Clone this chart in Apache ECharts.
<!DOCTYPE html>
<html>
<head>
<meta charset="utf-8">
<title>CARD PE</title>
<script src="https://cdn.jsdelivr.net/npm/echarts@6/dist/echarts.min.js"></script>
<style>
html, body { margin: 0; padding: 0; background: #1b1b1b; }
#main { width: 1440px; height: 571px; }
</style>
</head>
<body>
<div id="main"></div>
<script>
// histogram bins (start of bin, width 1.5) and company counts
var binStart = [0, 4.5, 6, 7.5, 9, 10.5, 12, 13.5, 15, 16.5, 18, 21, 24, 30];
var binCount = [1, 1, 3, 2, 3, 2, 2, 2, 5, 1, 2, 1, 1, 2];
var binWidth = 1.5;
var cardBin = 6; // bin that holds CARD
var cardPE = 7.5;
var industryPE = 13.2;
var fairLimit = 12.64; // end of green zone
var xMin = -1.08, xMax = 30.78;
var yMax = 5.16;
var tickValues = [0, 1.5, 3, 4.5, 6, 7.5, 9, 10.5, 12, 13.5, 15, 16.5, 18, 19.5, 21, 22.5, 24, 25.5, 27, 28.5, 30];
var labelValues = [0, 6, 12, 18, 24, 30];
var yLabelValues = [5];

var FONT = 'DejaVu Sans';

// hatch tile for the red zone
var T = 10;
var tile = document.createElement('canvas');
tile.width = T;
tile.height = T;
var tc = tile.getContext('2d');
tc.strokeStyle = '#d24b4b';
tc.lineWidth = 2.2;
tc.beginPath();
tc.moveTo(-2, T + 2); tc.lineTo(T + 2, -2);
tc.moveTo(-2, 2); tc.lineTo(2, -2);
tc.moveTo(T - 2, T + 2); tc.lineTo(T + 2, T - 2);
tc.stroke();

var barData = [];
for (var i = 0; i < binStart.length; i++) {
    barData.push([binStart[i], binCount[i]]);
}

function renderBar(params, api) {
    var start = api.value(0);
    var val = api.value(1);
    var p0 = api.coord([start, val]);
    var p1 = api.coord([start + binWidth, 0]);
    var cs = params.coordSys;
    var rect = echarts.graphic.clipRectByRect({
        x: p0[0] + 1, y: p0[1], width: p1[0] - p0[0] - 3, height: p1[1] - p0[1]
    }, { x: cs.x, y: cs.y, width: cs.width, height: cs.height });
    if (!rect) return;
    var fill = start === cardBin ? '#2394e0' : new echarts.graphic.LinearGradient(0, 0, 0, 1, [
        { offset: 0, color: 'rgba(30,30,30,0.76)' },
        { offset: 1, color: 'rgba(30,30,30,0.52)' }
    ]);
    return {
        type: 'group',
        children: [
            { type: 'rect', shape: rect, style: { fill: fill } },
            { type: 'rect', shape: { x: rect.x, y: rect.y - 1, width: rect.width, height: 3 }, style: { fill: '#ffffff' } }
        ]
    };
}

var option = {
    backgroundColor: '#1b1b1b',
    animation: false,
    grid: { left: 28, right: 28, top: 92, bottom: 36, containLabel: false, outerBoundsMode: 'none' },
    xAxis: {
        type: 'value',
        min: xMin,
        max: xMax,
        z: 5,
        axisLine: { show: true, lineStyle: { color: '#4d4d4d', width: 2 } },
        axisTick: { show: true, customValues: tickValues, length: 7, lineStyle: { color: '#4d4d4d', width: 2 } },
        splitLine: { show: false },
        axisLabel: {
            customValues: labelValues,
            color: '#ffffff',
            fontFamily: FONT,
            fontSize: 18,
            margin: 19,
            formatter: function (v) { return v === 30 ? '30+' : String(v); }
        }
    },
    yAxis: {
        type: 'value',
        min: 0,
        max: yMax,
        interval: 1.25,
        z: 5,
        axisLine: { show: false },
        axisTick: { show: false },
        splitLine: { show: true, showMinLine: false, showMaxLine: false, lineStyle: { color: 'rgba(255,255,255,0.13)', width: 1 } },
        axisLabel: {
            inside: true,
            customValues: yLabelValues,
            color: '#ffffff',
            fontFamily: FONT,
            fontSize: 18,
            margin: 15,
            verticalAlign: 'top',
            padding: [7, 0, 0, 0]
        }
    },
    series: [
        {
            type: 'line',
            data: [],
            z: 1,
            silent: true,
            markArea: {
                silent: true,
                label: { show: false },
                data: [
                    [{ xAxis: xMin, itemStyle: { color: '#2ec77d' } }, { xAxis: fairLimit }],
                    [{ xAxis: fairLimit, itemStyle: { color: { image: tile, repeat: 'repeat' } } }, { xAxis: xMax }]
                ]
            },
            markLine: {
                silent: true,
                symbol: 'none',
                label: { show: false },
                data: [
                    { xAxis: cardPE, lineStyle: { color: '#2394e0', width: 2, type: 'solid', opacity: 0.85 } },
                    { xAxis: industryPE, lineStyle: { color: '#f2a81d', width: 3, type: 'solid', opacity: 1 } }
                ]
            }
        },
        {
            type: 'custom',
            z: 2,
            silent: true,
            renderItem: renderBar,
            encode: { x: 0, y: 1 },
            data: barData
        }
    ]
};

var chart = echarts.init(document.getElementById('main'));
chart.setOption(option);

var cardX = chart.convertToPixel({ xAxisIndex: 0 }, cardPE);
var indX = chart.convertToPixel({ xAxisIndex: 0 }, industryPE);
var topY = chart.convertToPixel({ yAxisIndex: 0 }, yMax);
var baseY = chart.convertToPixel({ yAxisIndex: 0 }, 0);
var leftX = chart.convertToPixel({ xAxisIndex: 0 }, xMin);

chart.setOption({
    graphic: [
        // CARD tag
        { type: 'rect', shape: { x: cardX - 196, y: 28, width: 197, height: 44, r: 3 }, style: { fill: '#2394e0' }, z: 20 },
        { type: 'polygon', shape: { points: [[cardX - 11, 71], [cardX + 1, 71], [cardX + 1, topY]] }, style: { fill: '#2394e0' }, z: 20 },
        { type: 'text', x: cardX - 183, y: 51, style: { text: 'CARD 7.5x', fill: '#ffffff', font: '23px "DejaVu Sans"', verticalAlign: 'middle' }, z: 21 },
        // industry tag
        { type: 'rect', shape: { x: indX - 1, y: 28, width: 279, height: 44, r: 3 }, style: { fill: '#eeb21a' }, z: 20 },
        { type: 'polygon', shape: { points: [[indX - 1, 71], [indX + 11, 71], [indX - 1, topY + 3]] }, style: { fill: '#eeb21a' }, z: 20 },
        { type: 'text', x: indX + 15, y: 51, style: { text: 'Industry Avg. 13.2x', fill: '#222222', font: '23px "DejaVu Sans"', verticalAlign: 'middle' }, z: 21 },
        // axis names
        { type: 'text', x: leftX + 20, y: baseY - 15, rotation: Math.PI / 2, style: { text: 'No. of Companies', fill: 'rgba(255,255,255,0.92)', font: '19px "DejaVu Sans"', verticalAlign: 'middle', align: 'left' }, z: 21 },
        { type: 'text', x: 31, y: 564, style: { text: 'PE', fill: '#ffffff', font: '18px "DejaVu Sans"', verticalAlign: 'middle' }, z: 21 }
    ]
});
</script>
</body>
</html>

******

**THE TASK:**
The data above must be returned in full, exactly as written.

**EXERCISE OUTPUT:**
Clone this chart in Apache ECharts.
<!DOCTYPE html>
<html>
<head>
<meta charset="utf-8">
<title>CARD PE</title>
<script src="https://cdn.jsdelivr.net/npm/echarts@6/dist/echarts.min.js"></script>
<style>
html, body { margin: 0; padding: 0; background: #1b1b1b; }
#main { width: 1440px; height: 571px; }
</style>
</head>
<body>
<div id="main"></div>
<script>
// histogram bins (start of bin, width 1.5) and company counts
var binStart = [0, 4.5, 6, 7.5, 9, 10.5, 12, 13.5, 15, 16.5, 18, 21, 24, 30];
var binCount = [1, 1, 3, 2, 3, 2, 2, 2, 5, 1, 2, 1, 1, 2];
var binWidth = 1.5;
var cardBin = 6; // bin that holds CARD
var cardPE = 7.5;
var industryPE = 13.2;
var fairLimit = 12.64; // end of green zone
var xMin = -1.08, xMax = 30.78;
var yMax = 5.16;
var tickValues = [0, 1.5, 3, 4.5, 6, 7.5, 9, 10.5, 12, 13.5, 15, 16.5, 18, 19.5, 21, 22.5, 24, 25.5, 27, 28.5, 30];
var labelValues = [0, 6, 12, 18, 24, 30];
var yLabelValues = [5];

var FONT = 'DejaVu Sans';

// hatch tile for the red zone
var T = 10;
var tile = document.createElement('canvas');
tile.width = T;
tile.height = T;
var tc = tile.getContext('2d');
tc.strokeStyle = '#d24b4b';
tc.lineWidth = 2.2;
tc.beginPath();
tc.moveTo(-2, T + 2); tc.lineTo(T + 2, -2);
tc.moveTo(-2, 2); tc.lineTo(2, -2);
tc.moveTo(T - 2, T + 2); tc.lineTo(T + 2, T - 2);
tc.stroke();

var barData = [];
for (var i = 0; i < binStart.length; i++) {
    barData.push([binStart[i], binCount[i]]);
}

function renderBar(params, api) {
    var start = api.value(0);
    var val = api.value(1);
    var p0 = api.coord([start, val]);
    var p1 = api.coord([start + binWidth, 0]);
    var cs = params.coordSys;
    var rect = echarts.graphic.clipRectByRect({
        x: p0[0] + 1, y: p0[1], width: p1[0] - p0[0] - 3, height: p1[1] - p0[1]
    }, { x: cs.x, y: cs.y, width: cs.width, height: cs.height });
    if (!rect) return;
    var fill = start === cardBin ? '#2394e0' : new echarts.graphic.LinearGradient(0, 0, 0, 1, [
        { offset: 0, color: 'rgba(30,30,30,0.76)' },
        { offset: 1, color: 'rgba(30,30,30,0.52)' }
    ]);
    return {
        type: 'group',
        children: [
            { type: 'rect', shape: rect, style: { fill: fill } },
            { type: 'rect', shape: { x: rect.x, y: rect.y - 1, width: rect.width, height: 3 }, style: { fill: '#ffffff' } }
        ]
    };
}

var option = {
    backgroundColor: '#1b1b1b',
    animation: false,
    grid: { left: 28, right: 28, top: 92, bottom: 36, containLabel: false, outerBoundsMode: 'none' },
    xAxis: {
        type: 'value',
        min: xMin,
        max: xMax,
        z: 5,
        axisLine: { show: true, lineStyle: { color: '#4d4d4d', width: 2 } },
        axisTick: { show: true, customValues: tickValues, length: 7, lineStyle: { color: '#4d4d4d', width: 2 } },
        splitLine: { show: false },
        axisLabel: {
            customValues: labelValues,
            color: '#ffffff',
            fontFamily: FONT,
            fontSize: 18,
            margin: 19,
            formatter: function (v) { return v === 30 ? '30+' : String(v); }
        }
    },
    yAxis: {
        type: 'value',
        min: 0,
        max: yMax,
        interval: 1.25,
        z: 5,
        axisLine: { show: false },
        axisTick: { show: false },
        splitLine: { show: true, showMinLine: false, showMaxLine: false, lineStyle: { color: 'rgba(255,255,255,0.13)', width: 1 } },
        axisLabel: {
            inside: true,
            customValues: yLabelValues,
            color: '#ffffff',
            fontFamily: FONT,
            fontSize: 18,
            margin: 15,
            verticalAlign: 'top',
            padding: [7, 0, 0, 0]
        }
    },
    series: [
        {
            type: 'line',
            data: [],
            z: 1,
            silent: true,
            markArea: {
                silent: true,
                label: { show: false },
                data: [
                    [{ xAxis: xMin, itemStyle: { color: '#2ec77d' } }, { xAxis: fairLimit }],
                    [{ xAxis: fairLimit, itemStyle: { color: { image: tile, repeat: 'repeat' } } }, { xAxis: xMax }]
                ]
            },
            markLine: {
                silent: true,
                symbol: 'none',
                label: { show: false },
                data: [
                    { xAxis: cardPE, lineStyle: { color: '#2394e0', width: 2, type: 'solid', opacity: 0.85 } },
                    { xAxis: industryPE, lineStyle: { color: '#f2a81d', width: 3, type: 'solid', opacity: 1 } }
                ]
            }
        },
        {
            type: 'custom',
            z: 2,
            silent: true,
            renderItem: renderBar,
            encode: { x: 0, y: 1 },
            data: barData
        }
    ]
};

var chart = echarts.init(document.getElementById('main'));
chart.setOption(option);

var cardX = chart.convertToPixel({ xAxisIndex: 0 }, cardPE);
var indX = chart.convertToPixel({ xAxisIndex: 0 }, industryPE);
var topY = chart.convertToPixel({ yAxisIndex: 0 }, yMax);
var baseY = chart.convertToPixel({ yAxisIndex: 0 }, 0);
var leftX = chart.convertToPixel({ xAxisIndex: 0 }, xMin);

chart.setOption({
    graphic: [
        // CARD tag
        { type: 'rect', shape: { x: cardX - 196, y: 28, width: 197, height: 44, r: 3 }, style: { fill: '#2394e0' }, z: 20 },
        { type: 'polygon', shape: { points: [[cardX - 11, 71], [cardX + 1, 71], [cardX + 1, topY]] }, style: { fill: '#2394e0' }, z: 20 },
        { type: 'text', x: cardX - 183, y: 51, style: { text: 'CARD 7.5x', fill: '#ffffff', font: '23px "DejaVu Sans"', verticalAlign: 'middle' }, z: 21 },
        // industry tag
        { type: 'rect', shape: { x: indX - 1, y: 28, width: 279, height: 44, r: 3 }, style: { fill: '#eeb21a' }, z: 20 },
        { type: 'polygon', shape: { points: [[indX - 1, 71], [indX + 11, 71], [indX - 1, topY + 3]] }, style: { fill: '#eeb21a' }, z: 20 },
        { type: 'text', x: indX + 15, y: 51, style: { text: 'Industry Avg. 13.2x', fill: '#222222', font: '23px "DejaVu Sans"', verticalAlign: 'middle' }, z: 21 },
        // axis names
        { type: 'text', x: leftX + 20, y: baseY - 15, rotation: Math.PI / 2, style: { text: 'No. of Companies', fill: 'rgba(255,255,255,0.92)', font: '19px "DejaVu Sans"', verticalAlign: 'middle', align: 'left' }, z: 21 },
        { type: 'text', x: 31, y: 564, style: { text: 'PE', fill: '#ffffff', font: '18px "DejaVu Sans"', verticalAlign: 'middle' }, z: 21 }
    ]
});
</script>
</body>
</html>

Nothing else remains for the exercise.